The modern history of wine has witnessed many phenomena, but no grape has risen as quickly from obscurity to mainstream popularity as Malbec. Despite the variety’s global presence, just one country should be credited for this turnaround: Argentina. This single nation has reinvented Malbec, elevating it from a French rustic rarity to the sumptuous Latin blockbuster it is today.
But like the formation of new landscapes, change occurs beneath the surface, and Argentine Malbec makers are still busy behind the scenes tweaking styles while seeking new expressions. At the same time, other parts of the world are waking up to the power of Malbec, crafting their own examples in the hope that they too can win some share of this successful red wine trend.
Whether it is the stylistic evolution in Argentina, or new products from elsewhere, our Malbec Masters serves to identify the overriding winemaking developments concerning this single grape and, at the same time, the best producers at a range of price levels.
In line with the market, the competition is dominated by samples from Argentina, although we did see a growing number from Chile, while Cahors in France – the native home of Malbec – also featured. But it was the consistent quality of Argentine Malbec, particularly at entry level prices, that really impressed the judges, and explained why this grape and-country combination has become so popular.

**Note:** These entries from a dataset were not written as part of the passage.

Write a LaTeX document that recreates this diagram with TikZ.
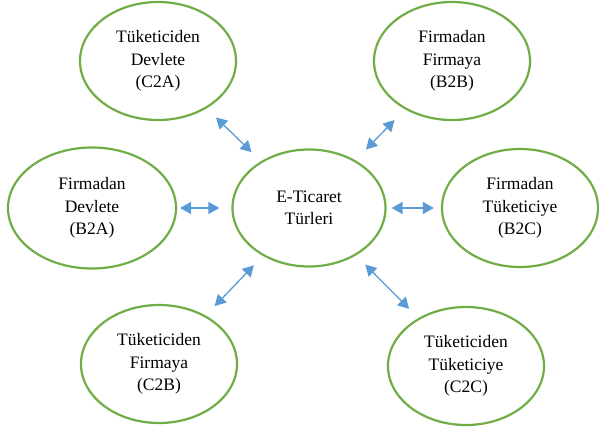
\documentclass[tikz,border=0pt]{standalone}
\usepackage{fontspec}
\setmainfont{Liberation Serif}
\usetikzlibrary{shapes.geometric,arrows.meta}
\definecolor{oval}{HTML}{70AD47}
\definecolor{link}{HTML}{5B9BD5}
\begin{document}
\begin{tikzpicture}[x=1pt,y=-1pt,
        oval/.style={ellipse, draw=oval, line width=2.2pt, inner sep=0pt,
          minimum width=156pt, minimum height=118pt, align=center,
          font=\fontsize{17.5}{22.5}\selectfont},
        arrow/.style={{Triangle[width=12pt,length=11pt]}-{Triangle[width=12pt,length=11pt]},
          draw=link, fill=link, line width=1.3pt, shorten <=13pt, shorten >=13pt}
      ]
      \useasboundingbox (0,0) rectangle (599,428);

      % Centre
      \node[oval, minimum width=153pt, minimum height=117pt] (center) at (309,208) {E-Ticaret\\Türleri};

      % Top row
      \node[oval] (c2a) at (158,61) {Tüketiciden\\Devlete\\(C2A)};
      \node[oval] (b2b) at (452,61) {Firmadan\\Firmaya\\(B2B)};

      % Middle row
      \node[oval, minimum width=168pt, minimum height=121pt] (b2a) at (92,208) {Firmadan\\Devlete\\(B2A)};
      \node[oval] (b2c) at (520,208) {Firmadan\\Tüketiciye\\(B2C)};

      % Bottom row
      \node[oval] (c2b) at (159,364) {Tüketiciden\\Firmaya\\(C2B)};
      \node[oval] (c2c) at (466,366) {Tüketiciden\\Tüketiciye\\(C2C)};

      % Connect everything
      \draw[arrow] (c2a) -- (center);
      \draw[arrow, shorten <=15pt, shorten >=15pt] (b2b) -- (center);
      \draw[arrow, shorten <=3pt, shorten >=12pt] (b2a) -- (center);
      \draw[arrow, shorten <=5pt, shorten >=7pt] (center) -- (b2c);
      \draw[arrow] (c2b) -- (center);
      \draw[arrow] (center) -- (c2c);
    \end{tikzpicture}
\end{document}
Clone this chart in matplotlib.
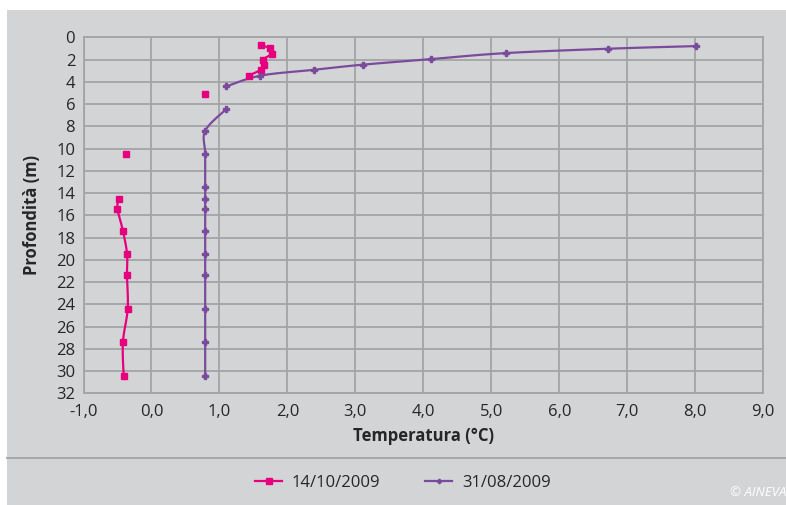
import numpy as np
import matplotlib
matplotlib.use("Agg")
import matplotlib.pyplot as plt
from matplotlib.patches import Rectangle
from matplotlib.lines import Line2D

plt.rcParams['font.family'] = ['Open Sans', 'DejaVu Sans']

# 14/10/2009 profile (NaN = missing reading, breaks the line)
depth_oct = [0.72, 0.99, 1.47, 2.0, 2.46, 2.9, 3.45, 4.4, 5.06, 6.45, 8.4,
             10.46, 13.45, 14.5, 15.4, 17.4, 19.45, 21.4, 24.4, 27.4, 30.4]
temp_oct = [1.61, 1.74, 1.77, 1.64, 1.65, 1.61, 1.43, np.nan, 0.78, np.nan, np.nan,
            -0.38, np.nan, -0.48, -0.5, -0.42, -0.36, -0.36, -0.35, -0.42, -0.41]

# 31/08/2009 profile
depth_aug = [0.79, 1.03, 1.42, 1.96, 2.46, 2.92, 3.45, 4.42, 5.0, 6.45, 8.4,
             10.46, 13.45, 14.5, 15.46, 17.4, 19.45, 21.4, 24.45, 27.4, 30.4]
temp_aug = [8.01, 6.71, 5.21, 4.11, 3.11, 2.39, 1.60, 1.10, np.nan, 1.10, 0.79,
            0.79, 0.79, 0.79, 0.79, 0.79, 0.79, 0.79, 0.79, 0.79, 0.79]

x_ticks = np.arange(-1, 10, 1)
y_ticks = np.arange(0, 34, 2)

PINK = '#e6007e'
PURPLE = '#7a4b9c'
GRID = '#a3a4a6'
BG = '#d3d4d6'
TXT = '#262626'


def smooth_segments(xs, ys, sx, sy, n=12):
    # catmull-rom through consecutive non-missing points (like a smoothed line)
    xs = np.asarray(xs, float)
    ys = np.asarray(ys, float)
    ok = ~np.isnan(xs)
    runs, cur = [], []
    for i in range(len(xs)):
        if ok[i]:
            cur.append(i)
        else:
            if cur:
                runs.append(cur)
            cur = []
    if cur:
        runs.append(cur)
    out = []
    for r in runs:
        px = xs[r] * sx
        py = ys[r] * sy
        if len(r) < 2:
            out.append((xs[r], ys[r]))
            continue
        P = np.column_stack([px, py])
        P = np.vstack([P[0], P, P[-1]])
        cx, cy = [], []
        for k in range(1, len(P) - 2):
            p0, p1, p2, p3 = P[k - 1], P[k], P[k + 1], P[k + 2]
            t = np.linspace(0, 1, n)[:, None]
            c = 0.5 * ((2 * p1) + (-p0 + p2) * t + (2 * p0 - 5 * p1 + 4 * p2 - p3) * t ** 2
                       + (-p0 + 3 * p1 - 3 * p2 + p3) * t ** 3)
            cx.extend(c[:, 0])
            cy.extend(c[:, 1])
        out.append((np.array(cx) / sx, np.array(cy) / sy))
    return out


fig = plt.figure(figsize=(7.86, 5.05), dpi=100, facecolor='white')
fig.patches.append(Rectangle((7 / 786, 0), 1, 1 - 10 / 505, transform=fig.transFigure,
                             facecolor=BG, edgecolor='none', zorder=-10))
fig.lines.append(Line2D([7 / 786, 1], [1 - 458 / 505] * 2, transform=fig.transFigure,
                        color=GRID, lw=1.3))

ax = fig.add_axes([83.5 / 786, 1 - 393.3 / 505, (763.3 - 83.5) / 786, (393.3 - 37.3) / 505])
ax.set_zorder(1)
ax.set_facecolor(BG)
ax.set_xlim(-1, 9)
ax.set_ylim(32, 0)
ax.set_xticks(x_ticks)
ax.set_yticks(y_ticks)
ax.set_xticklabels([f"{v:.1f}".replace('.', ',') for v in x_ticks])
ax.set_yticklabels([str(v) for v in y_ticks])
ax.grid(True, color=GRID, lw=1.3)
ax.set_axisbelow(True)
for s in ax.spines.values():
    s.set_color(GRID)
    s.set_linewidth(1.3)
ax.tick_params(length=0, labelsize=12, colors=TXT, pad=6)
ax.tick_params(axis='x', pad=8)

sx, sy = 68.0, 11.13
for cx, cy in smooth_segments(temp_oct, depth_oct, sx, sy):
    ax.plot(cx, cy, color=PINK, lw=1.6, zorder=3)
ax.plot(temp_oct, depth_oct, ls='none', marker='s', ms=4, color=PINK, zorder=4)
for cx, cy in smooth_segments(temp_aug, depth_aug, sx, sy):
    ax.plot(cx, cy, color=PURPLE, lw=1.6, zorder=3)
ax.plot(temp_aug, depth_aug, ls='none', marker='P', ms=4, color=PURPLE, zorder=4)

ax.set_xlabel('Temperatura (°C)', fontsize=12, fontweight='bold', color=TXT, labelpad=5)
ax.set_ylabel('Profondità (m)', fontsize=12, fontweight='bold', color=TXT, labelpad=11)

handles = [Line2D([], [], color=PINK, lw=1.6, marker='s', ms=4),
           Line2D([], [], color=PURPLE, lw=1.6, marker='P', ms=3)]
fig.legend(handles, ['14/10/2009', '31/08/2009'], loc='center',
           bbox_to_anchor=(403 / 786, 1 - 483 / 505), ncol=2, frameon=False,
           fontsize=12, handlelength=1.6, handletextpad=0.6, columnspacing=2.7,
           labelcolor=TXT)

fig.text(1.0, 1 - 493 / 505, '© AINEVA', ha='right', va='center', color='white',
         fontsize=9.5, style='italic')

fig.savefig('out.png', dpi=100, facecolor=fig.get_facecolor())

Nevertheless, if there were a sweet spot, it was among those samples priced between £10-£20, where the wines were not only concentrated and complex but also relatively good value, coming close in quality to examples priced much higher – where, to draw on a cliché, bigger wasn’t necessarily better.
So what did the judges like? Certainly a combination of Malbec’s juicy, fleshy, ripe dark fruits combined with its plummy freshness, and firm but fine tannins. Malbec complements ageing in barriques, and the best wines had found a pleasing balance between fruit concentration and barrel-sourced flavours and tannins.
Where wines were marked down, however, it was usually because there was some jammy, or baked character to the fruit, or, conversely, too much greenness, with some wines containing pyrazines, evident in a whiff of bell pepper (although in small doses this character was favoured by some of the judges). Restrained styles, however, were rewarded by the judges, including those Malbecs with overt peppery aromas, reminiscent of Syrah from the Northern Rhône. While their aromatic complexity excited the panel, we did wonder whether the consumer of Malbec, who is, for the most part, used to ripe and rich expressions, would be so enamoured.